As for a second thing to keep in mind w.r.t. the django servers,   note that the environment settings are built up in edx, in an orderly way.   For example:

edx-platform/lms/envs:

common.py -  holds default values;
aws.py - includes (overrides and/or adds to) common.py, and then check's  /edx/app/edxapp/lms.env.json environment (or command line / execution environment) for any settings to override the defaults.

Note that the ansible-playbooks are where the lms.env.json file is constructed.
If you edit that file manually, it should be only to test / inform yourself of what works (development time), and what you need set in the ansible playbook chain of events.

Additionally, for devstack, devstack.py includes aws.py, overriding or appending those settings.

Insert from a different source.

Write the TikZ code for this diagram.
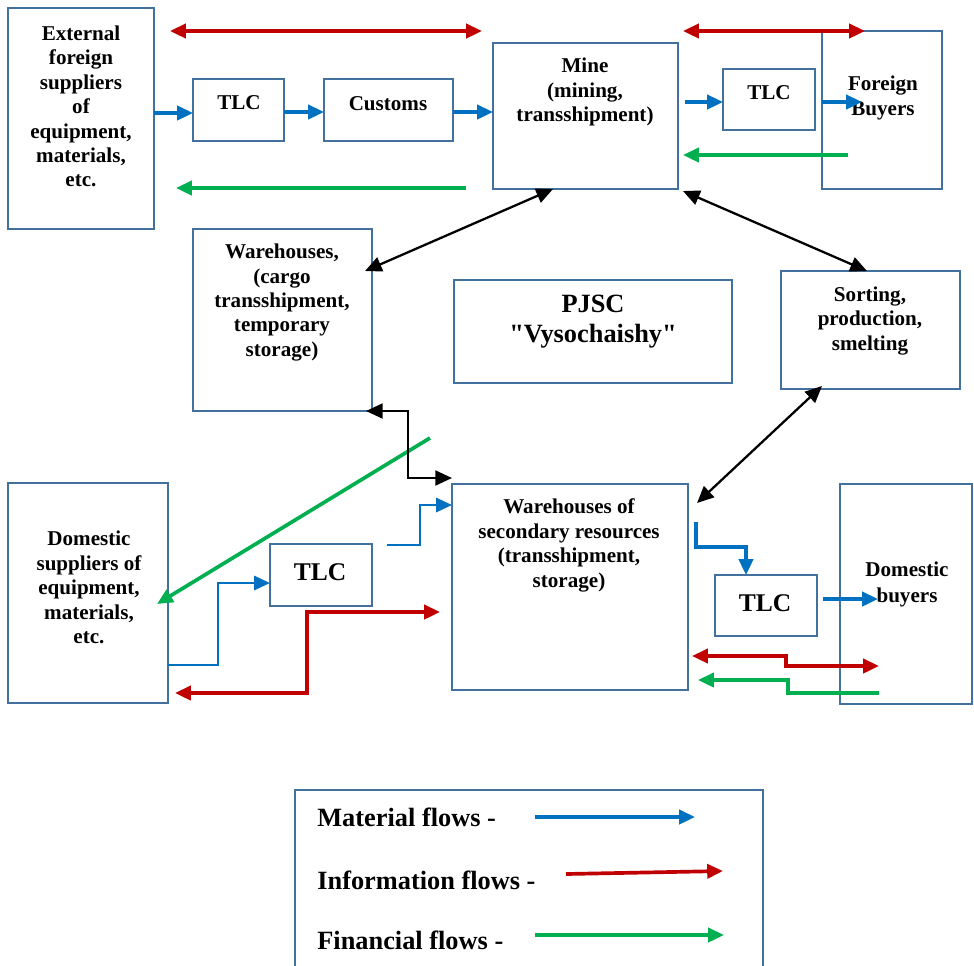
\documentclass[tikz,border=0pt]{standalone}
\usepackage{fontspec}
\setmainfont{Liberation Serif}
\usetikzlibrary{arrows.meta,fit}
\definecolor{boxc}{HTML}{41719C}
\definecolor{matc}{HTML}{0070C0}
\definecolor{infc}{HTML}{C00000}
\definecolor{finc}{HTML}{00B050}
\newcommand{\straightdq}{\XeTeXglyph\the\XeTeXcharglyph"0022\relax}
\tikzset{
  box/.style={draw=boxc, line width=1.2pt, inner sep=0pt, outer sep=0pt},
  lbl/.style={font=\bfseries\fontsize{12}{13.9}\selectfont, align=center, inner sep=0pt, text=black},
  bigl/.style={font=\bfseries\fontsize{14.5}{17}\selectfont, align=center, inner sep=0pt, text=black},
  legl/.style={font=\bfseries\fontsize{15}{17}\selectfont, anchor=west, inner sep=0pt, text=black},
  tipc/.tip={Triangle[length=9pt,width=8pt]},
  tipk/.tip={Triangle[length=9.5pt,width=8.5pt]},
  mat/.style={draw=matc, line width=2.1pt, -tipc},
  matthin/.style={draw=matc, line width=1.5pt, -tipc},
  inf/.style={draw=infc, line width=2.1pt, -tipc},
  infd/.style={draw=infc, line width=2.1pt, tipc-tipc},
  fin/.style={draw=finc, line width=2.1pt, -tipc},
  blk/.style={draw=black, line width=1.3pt, tipk-tipk},
}
\begin{document}
\begin{tikzpicture}[x=0.02cm,y=-0.02cm]
\useasboundingbox[fill=white] (0,0) rectangle (974,965);

% boxes
\node[box, fit={(8,8) (154,229)}] (ext) {};
\node[box, fit={(193,79) (284,141)}] (tlc1) {};
\node[box, fit={(324,79) (453,141)}] (cust) {};
\node[box, fit={(493,43) (678,189)}] (mine) {};
\node[box, fit={(723,69) (815,130)}] (tlc2) {};
\node[box, fit={(822,31) (942,189)}] (fb) {};
\node[box, fit={(193,229) (372,411)}] (wh) {};
\node[box, fit={(454,280) (732,383)}] (pjsc) {};
\node[box, fit={(781,271) (960,389)}] (sort) {};
\node[box, fit={(8,483) (168,703)}] (ds) {};
\node[box, fit={(270,544) (372,606)}] (tlc3) {};
\node[box, fit={(452,484) (688,690)}] (ws) {};
\node[box, fit={(715,575) (817,636)}] (tlc4) {};
\node[box, fit={(840,484) (972,704)}] (db) {};
\node[box, fit={(295,790) (763,1000)}] (leg) {};

% texts
\node[lbl] (t-ext) at (81,106.5) {External\\foreign\\suppliers\\of\\equipment,\\materials,\\etc.};
\node[lbl] (t-tlc1) at (239,103) {TLC};
\node[lbl] (t-cust) at (388,104) {Customs};
\node[lbl] (t-mine) at (585,92) {Mine\\(mining,\\transshipment)};
\node[lbl] (t-tlc2) at (769,93) {TLC};
\node[lbl] (t-fb) at (883,98) {Foreign\\Buyers};
\node[lbl] (t-wh) at (282,302.5) {Warehouses,\\(cargo\\transshipment,\\temporary\\storage)};
\node[font=\bfseries\fontsize{15}{17}\selectfont, align=center, inner sep=0pt] (t-pjsc) at (593,322) {PJSC\\\straightdq Vysochaishy\straightdq};
\node[lbl] (t-sort) at (870,321) {Sorting,\\production,\\smelting};
\node[lbl] (t-ds) at (89,587.5) {Domestic\\suppliers of\\equipment,\\materials,\\etc.};
\node[bigl] (t-tlc3) at (320,572) {TLC};
\node[lbl] (t-ws) at (569,545.5) {Warehouses of\\secondary resources\\(transshipment,\\storage)};
\node[bigl] (t-tlc4) at (765,603) {TLC};
\node[font=\bfseries\fontsize{12}{15.3}\selectfont, align=center, inner sep=0pt] (t-db) at (907,584.5) {Domestic\\buyers};

\node[legl] (l-mat) at (317,817) {Material flows -};
\node[legl] (l-inf) at (317,880) {Information flows -};
\node[legl] (l-fin) at (317,940) {Financial flows -};

% free-end coordinates
\coordinate (a4s) at (685,102);
\coordinate (a5e) at (862,102);
\coordinate (r1a) at (170,31);  \coordinate (r1b) at (482,31);
\coordinate (r2a) at (683,31);  \coordinate (r2b) at (865,31);
\coordinate (g1a) at (466,188); \coordinate (g1b) at (176,188);
\coordinate (g2a) at (848,155); \coordinate (g2b) at (683,155);
\coordinate (k1b) at (365,271);
\coordinate (k2a) at (683,191);
\coordinate (k3a) at (822,386); \coordinate (k3b) at (697,503);
\coordinate (k4a) at (366,411);
\coordinate (g3a) at (430,438); \coordinate (g3b) at (157,604);
\coordinate (b6a) at (387,545);
\coordinate (r3a) at (175,693); \coordinate (r3b) at (440,612);
\coordinate (b7a) at (696,522);
\coordinate (b8a) at (823,599); \coordinate (b8b) at (878,599);
\coordinate (r4a) at (692,656); \coordinate (r4b) at (879,666);
\coordinate (g4a) at (879,693); \coordinate (g4b) at (698,680);
\coordinate (lm1) at (535,817); \coordinate (lm2) at (695,817);
\coordinate (li1) at (566,874); \coordinate (li2) at (723,871);
\coordinate (lf1) at (535,935); \coordinate (lf2) at (724,935);

% material flows
\draw[mat] (ext.east |- 0,113) -- (tlc1.west |- 0,113);
\draw[mat] (tlc1.east |- 0,112) -- (cust.west |- 0,112);
\draw[mat] (cust.east |- 0,112) -- (mine.west |- 0,112);
\draw[mat] (a4s) -- (tlc2.west |- a4s);
\draw[mat] (fb.west |- a5e) -- (a5e);
\draw[matthin] (ds.east |- 0,665) -- ++(50,0) |- (tlc3.west |- 0,583);
\draw[matthin] (b6a) -- ++(33,0) |- (ws.west |- 0,505);
\draw[mat] (b7a) -- ++(0,25) -| (tlc4.north -| 746,0);
\draw[mat] (b8a) -- (b8b);

% information flows
\draw[infd] (r1a) -- (r1b);
\draw[infd] (r2a) -- (r2b);
\draw[infd] (r3a) -- ++(132,0) |- (r3b);
\draw[infd] (r4a) -- ++(94,0) |- (r4b);

% financial flows
\draw[fin] (g1a) -- (g1b);
\draw[fin] (g2a) -- (g2b);
\draw[fin] (g3a) -- (g3b);
\draw[fin] (g4a) -- ++(-91,0) |- (g4b);

% black links
\draw[blk] (mine.south -| 553,0) -- (k1b);
\draw[blk] (k2a) -- (sort.north -| 867,0);
\draw[blk] (k3a) -- (k3b);
\draw[blk] (k4a) -- ++(42,0) |- (ws.west |- 0,478);

% legend arrows
\draw[mat] (lm1) -- (lm2);
\draw[inf] (li1) -- (li2);
\draw[fin] (lf1) -- (lf2);
\end{tikzpicture}
\end{document}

Note that, through the good graces of the edX engineers, there are many ansible variables which are appropriately settable as overrides (extra-vars, in ansible terminology).   Extra vars apply last, and override whatever settings may come of the ansible-playbook chain.   This is a good way to set server specific settings and configuration without needing to dive into writing or editing ansible roles and tasks.   You can see examples of such settings set by ansible playbook for your easy editing in (at least) vagrant fullstack's  /edx/app/edx_ansible/server-vars.yml (which is searched for by the update script).

If you have a setting which you want to override - say a port number, it's good to search thru the github.com/edx/configuration repository for that setting to see if you can find an associated deployment variable which you can override in your server-vars.yml.

Hope this helps you get a reasonable start!